start
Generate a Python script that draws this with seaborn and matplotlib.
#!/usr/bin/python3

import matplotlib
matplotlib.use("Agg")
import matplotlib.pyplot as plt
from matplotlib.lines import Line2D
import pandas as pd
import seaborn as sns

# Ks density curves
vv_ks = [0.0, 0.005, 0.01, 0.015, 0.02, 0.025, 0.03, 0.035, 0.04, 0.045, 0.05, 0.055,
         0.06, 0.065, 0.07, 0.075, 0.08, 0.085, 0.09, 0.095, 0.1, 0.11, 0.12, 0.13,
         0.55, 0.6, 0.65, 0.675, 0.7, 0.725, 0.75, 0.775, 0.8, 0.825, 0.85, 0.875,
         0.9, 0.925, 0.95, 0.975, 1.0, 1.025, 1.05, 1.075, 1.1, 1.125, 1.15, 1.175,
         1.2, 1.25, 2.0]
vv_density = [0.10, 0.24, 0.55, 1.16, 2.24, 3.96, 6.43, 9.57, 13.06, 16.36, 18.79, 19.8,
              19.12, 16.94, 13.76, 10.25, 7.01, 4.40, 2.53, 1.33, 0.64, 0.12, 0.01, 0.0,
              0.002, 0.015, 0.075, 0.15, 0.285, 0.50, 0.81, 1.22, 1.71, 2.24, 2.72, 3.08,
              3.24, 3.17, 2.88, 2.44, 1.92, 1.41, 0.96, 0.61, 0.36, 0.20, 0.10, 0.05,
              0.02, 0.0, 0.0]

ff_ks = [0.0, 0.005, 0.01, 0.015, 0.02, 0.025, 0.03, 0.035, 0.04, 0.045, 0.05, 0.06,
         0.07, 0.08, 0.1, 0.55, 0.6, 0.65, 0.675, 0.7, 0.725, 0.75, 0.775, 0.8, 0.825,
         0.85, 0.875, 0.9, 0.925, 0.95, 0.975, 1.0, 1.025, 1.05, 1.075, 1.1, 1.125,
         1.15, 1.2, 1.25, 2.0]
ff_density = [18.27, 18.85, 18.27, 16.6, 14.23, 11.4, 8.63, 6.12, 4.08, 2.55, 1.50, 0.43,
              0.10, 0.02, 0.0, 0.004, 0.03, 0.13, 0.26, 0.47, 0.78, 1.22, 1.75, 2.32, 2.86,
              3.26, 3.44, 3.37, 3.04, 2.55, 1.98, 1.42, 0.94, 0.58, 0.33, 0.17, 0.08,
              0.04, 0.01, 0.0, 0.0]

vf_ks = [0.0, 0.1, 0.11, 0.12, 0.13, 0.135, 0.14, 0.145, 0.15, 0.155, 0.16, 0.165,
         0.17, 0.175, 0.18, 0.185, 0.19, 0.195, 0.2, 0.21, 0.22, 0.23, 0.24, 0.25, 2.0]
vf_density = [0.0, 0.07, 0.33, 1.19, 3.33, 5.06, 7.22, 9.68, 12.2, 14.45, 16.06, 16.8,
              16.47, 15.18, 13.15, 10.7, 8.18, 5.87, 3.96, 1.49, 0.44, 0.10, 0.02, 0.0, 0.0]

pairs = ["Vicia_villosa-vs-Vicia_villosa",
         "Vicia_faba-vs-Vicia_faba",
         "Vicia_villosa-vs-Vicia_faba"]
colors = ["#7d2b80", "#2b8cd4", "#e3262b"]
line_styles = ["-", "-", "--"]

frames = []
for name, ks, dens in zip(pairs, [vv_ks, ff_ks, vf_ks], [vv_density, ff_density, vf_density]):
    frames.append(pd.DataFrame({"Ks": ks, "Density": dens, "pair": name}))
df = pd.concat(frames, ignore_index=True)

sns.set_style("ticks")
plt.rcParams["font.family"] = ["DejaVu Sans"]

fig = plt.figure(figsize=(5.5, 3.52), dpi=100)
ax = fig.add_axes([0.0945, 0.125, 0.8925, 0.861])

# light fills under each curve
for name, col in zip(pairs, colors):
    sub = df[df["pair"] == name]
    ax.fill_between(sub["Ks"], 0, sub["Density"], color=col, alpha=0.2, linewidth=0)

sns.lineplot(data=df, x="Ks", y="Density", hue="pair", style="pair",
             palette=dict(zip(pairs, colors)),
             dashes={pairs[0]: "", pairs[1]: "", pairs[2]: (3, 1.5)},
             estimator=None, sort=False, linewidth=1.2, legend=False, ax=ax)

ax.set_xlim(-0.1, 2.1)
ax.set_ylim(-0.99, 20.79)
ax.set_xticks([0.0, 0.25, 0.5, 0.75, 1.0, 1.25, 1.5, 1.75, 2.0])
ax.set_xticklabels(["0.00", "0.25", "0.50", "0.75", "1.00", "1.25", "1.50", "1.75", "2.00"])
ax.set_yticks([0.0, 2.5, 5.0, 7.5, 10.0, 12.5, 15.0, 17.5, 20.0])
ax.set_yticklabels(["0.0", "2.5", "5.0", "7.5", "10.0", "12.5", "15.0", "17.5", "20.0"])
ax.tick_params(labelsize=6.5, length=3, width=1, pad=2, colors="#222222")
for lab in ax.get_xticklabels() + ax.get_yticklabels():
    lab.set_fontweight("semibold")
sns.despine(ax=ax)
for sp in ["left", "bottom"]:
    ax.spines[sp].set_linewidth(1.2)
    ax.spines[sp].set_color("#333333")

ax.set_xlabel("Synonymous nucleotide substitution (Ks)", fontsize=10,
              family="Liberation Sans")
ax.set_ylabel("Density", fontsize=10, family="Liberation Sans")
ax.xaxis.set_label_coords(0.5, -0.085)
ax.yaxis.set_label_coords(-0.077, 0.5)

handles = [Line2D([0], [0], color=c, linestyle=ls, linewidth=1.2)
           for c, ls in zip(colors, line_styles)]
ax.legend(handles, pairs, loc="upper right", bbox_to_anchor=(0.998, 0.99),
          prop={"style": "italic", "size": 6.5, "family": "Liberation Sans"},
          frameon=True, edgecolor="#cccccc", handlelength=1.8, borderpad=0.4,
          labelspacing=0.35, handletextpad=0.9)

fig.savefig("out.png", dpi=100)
end
start
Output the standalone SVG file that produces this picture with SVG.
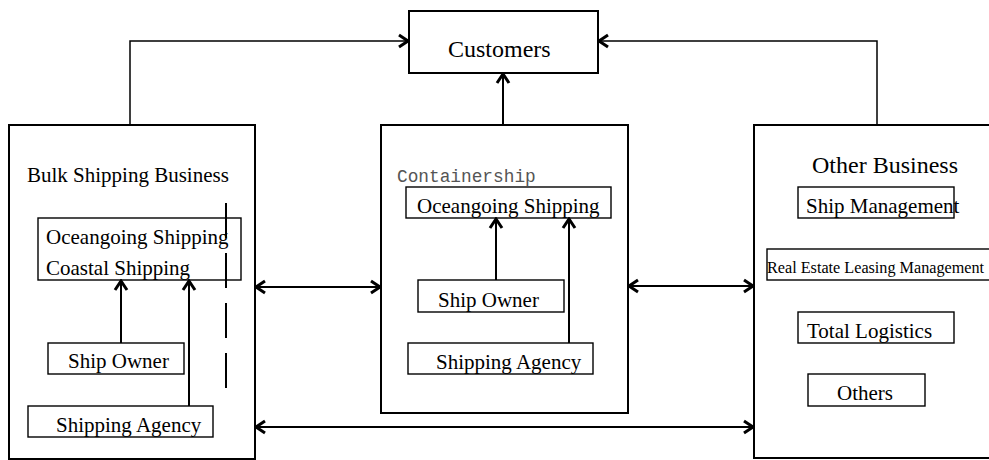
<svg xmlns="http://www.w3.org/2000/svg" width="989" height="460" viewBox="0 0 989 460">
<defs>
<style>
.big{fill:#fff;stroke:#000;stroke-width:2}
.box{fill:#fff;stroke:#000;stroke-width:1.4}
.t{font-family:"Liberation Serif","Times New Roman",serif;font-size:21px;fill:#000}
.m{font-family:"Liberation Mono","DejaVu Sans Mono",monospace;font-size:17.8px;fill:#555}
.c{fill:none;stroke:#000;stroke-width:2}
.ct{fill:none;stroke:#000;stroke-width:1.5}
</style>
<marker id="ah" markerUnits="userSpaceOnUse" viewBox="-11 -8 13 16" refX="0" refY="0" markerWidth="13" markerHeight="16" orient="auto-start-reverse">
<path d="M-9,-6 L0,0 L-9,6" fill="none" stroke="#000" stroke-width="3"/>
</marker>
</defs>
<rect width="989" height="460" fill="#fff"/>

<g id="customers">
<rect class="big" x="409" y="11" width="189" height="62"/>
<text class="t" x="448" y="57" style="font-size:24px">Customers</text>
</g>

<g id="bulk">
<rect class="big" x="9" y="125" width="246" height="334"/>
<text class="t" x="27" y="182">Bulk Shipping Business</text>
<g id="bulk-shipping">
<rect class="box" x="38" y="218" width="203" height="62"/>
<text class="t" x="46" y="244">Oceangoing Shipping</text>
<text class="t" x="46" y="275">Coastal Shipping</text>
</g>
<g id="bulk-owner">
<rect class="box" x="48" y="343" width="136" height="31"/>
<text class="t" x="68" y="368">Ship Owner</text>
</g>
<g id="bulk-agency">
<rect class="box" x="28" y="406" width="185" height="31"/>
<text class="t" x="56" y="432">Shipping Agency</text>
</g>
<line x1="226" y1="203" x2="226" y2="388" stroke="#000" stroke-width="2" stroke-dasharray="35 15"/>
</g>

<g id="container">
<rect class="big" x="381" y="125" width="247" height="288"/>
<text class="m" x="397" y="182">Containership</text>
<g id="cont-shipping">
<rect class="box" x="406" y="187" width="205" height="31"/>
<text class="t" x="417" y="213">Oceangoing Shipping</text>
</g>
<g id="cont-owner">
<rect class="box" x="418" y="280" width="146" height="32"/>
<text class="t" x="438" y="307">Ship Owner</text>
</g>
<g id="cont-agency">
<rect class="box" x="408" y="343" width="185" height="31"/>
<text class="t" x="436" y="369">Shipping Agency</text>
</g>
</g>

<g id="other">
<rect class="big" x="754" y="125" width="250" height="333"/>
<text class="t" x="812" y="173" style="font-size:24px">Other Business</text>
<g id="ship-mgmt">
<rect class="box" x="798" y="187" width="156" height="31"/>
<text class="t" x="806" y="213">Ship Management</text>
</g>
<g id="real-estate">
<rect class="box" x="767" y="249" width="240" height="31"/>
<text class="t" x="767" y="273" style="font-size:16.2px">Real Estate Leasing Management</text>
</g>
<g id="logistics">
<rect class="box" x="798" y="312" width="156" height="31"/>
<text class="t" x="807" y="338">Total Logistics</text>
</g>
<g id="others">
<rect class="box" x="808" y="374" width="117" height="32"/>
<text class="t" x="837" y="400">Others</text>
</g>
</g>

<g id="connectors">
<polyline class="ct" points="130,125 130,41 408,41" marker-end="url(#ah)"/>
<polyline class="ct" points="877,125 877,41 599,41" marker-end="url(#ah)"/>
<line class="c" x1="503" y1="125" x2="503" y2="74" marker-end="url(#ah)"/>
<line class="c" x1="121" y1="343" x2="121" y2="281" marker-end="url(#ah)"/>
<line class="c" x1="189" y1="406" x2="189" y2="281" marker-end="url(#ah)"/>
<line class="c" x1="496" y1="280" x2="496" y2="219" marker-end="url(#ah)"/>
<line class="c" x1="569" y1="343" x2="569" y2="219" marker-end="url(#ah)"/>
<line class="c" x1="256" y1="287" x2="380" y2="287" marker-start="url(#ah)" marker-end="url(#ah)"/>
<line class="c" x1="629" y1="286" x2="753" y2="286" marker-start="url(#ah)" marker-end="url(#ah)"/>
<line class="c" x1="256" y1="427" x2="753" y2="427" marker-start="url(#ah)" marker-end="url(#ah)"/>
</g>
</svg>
end
start
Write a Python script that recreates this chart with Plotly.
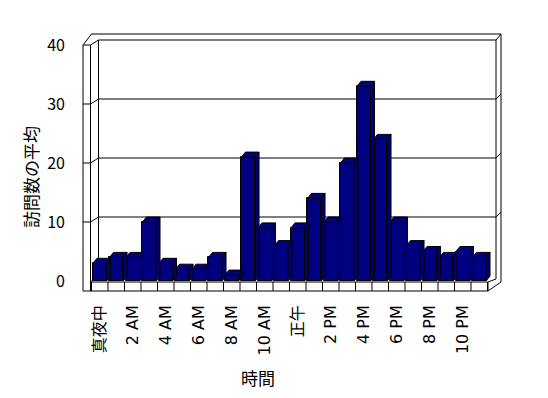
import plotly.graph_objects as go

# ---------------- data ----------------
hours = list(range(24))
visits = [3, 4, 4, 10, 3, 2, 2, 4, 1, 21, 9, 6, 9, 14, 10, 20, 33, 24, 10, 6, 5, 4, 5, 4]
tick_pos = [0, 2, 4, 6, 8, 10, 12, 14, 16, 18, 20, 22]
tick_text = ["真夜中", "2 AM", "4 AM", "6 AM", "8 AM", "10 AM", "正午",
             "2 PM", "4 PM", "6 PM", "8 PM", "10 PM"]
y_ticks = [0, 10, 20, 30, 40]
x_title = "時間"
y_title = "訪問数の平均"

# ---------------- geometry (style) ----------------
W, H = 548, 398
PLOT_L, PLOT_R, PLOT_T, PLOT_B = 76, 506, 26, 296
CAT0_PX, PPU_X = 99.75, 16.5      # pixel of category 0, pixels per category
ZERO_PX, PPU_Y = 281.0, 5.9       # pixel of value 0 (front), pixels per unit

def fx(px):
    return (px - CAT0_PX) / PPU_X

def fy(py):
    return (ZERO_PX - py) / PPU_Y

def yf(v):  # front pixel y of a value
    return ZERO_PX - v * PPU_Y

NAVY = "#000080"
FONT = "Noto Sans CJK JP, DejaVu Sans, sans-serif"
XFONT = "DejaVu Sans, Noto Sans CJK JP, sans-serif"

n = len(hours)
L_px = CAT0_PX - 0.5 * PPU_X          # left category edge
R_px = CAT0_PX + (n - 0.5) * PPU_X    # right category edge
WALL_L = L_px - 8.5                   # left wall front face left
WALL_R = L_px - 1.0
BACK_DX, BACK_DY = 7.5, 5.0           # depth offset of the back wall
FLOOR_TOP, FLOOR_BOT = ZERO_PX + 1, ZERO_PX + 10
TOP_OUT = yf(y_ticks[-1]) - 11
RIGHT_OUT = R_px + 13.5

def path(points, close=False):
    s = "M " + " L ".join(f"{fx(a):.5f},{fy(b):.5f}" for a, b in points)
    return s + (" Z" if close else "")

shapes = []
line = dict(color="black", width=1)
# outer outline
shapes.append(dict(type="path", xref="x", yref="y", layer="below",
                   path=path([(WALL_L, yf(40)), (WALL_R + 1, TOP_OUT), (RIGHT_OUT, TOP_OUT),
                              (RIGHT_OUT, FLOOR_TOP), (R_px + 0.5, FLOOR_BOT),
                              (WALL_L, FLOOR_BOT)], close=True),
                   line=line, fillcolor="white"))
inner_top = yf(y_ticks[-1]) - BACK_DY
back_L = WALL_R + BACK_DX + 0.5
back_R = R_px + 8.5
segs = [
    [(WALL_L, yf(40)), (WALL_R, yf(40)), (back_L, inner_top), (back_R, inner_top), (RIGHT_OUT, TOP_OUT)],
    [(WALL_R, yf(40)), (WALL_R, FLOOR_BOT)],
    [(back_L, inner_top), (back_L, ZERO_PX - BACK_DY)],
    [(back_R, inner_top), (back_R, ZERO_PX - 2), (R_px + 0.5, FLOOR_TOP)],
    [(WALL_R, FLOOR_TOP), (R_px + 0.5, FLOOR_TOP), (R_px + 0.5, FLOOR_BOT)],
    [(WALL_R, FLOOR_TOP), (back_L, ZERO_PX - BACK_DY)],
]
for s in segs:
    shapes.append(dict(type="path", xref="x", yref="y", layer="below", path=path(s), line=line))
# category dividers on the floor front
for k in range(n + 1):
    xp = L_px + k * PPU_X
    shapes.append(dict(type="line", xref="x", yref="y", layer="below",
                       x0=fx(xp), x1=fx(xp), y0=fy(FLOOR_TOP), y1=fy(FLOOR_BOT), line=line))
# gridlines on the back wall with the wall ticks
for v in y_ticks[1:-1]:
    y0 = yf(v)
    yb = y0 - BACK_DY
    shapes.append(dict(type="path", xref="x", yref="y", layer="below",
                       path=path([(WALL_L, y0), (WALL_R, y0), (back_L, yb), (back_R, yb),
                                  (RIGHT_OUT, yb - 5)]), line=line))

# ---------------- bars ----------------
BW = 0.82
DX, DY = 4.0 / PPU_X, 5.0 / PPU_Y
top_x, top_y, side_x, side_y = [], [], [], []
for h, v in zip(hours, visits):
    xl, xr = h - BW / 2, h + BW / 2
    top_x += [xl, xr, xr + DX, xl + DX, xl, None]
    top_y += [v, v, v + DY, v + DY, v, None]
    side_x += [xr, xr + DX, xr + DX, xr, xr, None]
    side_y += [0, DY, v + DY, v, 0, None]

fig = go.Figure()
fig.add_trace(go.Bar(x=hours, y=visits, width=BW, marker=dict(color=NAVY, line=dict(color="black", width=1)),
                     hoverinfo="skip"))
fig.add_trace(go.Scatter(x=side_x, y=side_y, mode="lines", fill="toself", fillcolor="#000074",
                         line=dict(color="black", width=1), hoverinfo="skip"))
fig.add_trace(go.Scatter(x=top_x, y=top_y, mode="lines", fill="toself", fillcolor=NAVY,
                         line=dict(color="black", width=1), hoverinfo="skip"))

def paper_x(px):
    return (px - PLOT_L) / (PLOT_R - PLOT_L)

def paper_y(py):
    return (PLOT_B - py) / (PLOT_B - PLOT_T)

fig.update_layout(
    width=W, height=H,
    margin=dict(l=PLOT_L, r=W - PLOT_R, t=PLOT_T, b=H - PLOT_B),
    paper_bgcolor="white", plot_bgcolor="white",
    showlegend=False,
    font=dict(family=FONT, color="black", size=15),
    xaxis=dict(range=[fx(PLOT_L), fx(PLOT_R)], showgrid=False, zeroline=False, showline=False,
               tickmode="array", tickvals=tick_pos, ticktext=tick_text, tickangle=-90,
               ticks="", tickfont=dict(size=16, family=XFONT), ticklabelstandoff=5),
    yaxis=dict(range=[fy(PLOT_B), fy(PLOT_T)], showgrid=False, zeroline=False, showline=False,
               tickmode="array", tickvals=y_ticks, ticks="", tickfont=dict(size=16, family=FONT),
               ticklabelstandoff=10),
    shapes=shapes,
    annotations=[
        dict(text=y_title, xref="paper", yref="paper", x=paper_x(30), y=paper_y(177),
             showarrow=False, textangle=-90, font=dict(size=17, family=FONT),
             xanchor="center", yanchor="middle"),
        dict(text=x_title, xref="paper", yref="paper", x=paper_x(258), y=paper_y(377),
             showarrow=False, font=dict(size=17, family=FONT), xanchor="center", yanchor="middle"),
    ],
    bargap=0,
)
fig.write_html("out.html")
end
▶ **TASK BRIEF**: Working from the data above, extract solely the lines from the one containing "Generate a Python" through the one containing "import seaborn as sns", exactly as they appear, both included.

▶ **SOLUTION**:
Generate a Python script that draws this with seaborn and matplotlib.
#!/usr/bin/python3

import matplotlib
matplotlib.use("Agg")
import matplotlib.pyplot as plt
from matplotlib.lines import Line2D
import pandas as pd
import seaborn as sns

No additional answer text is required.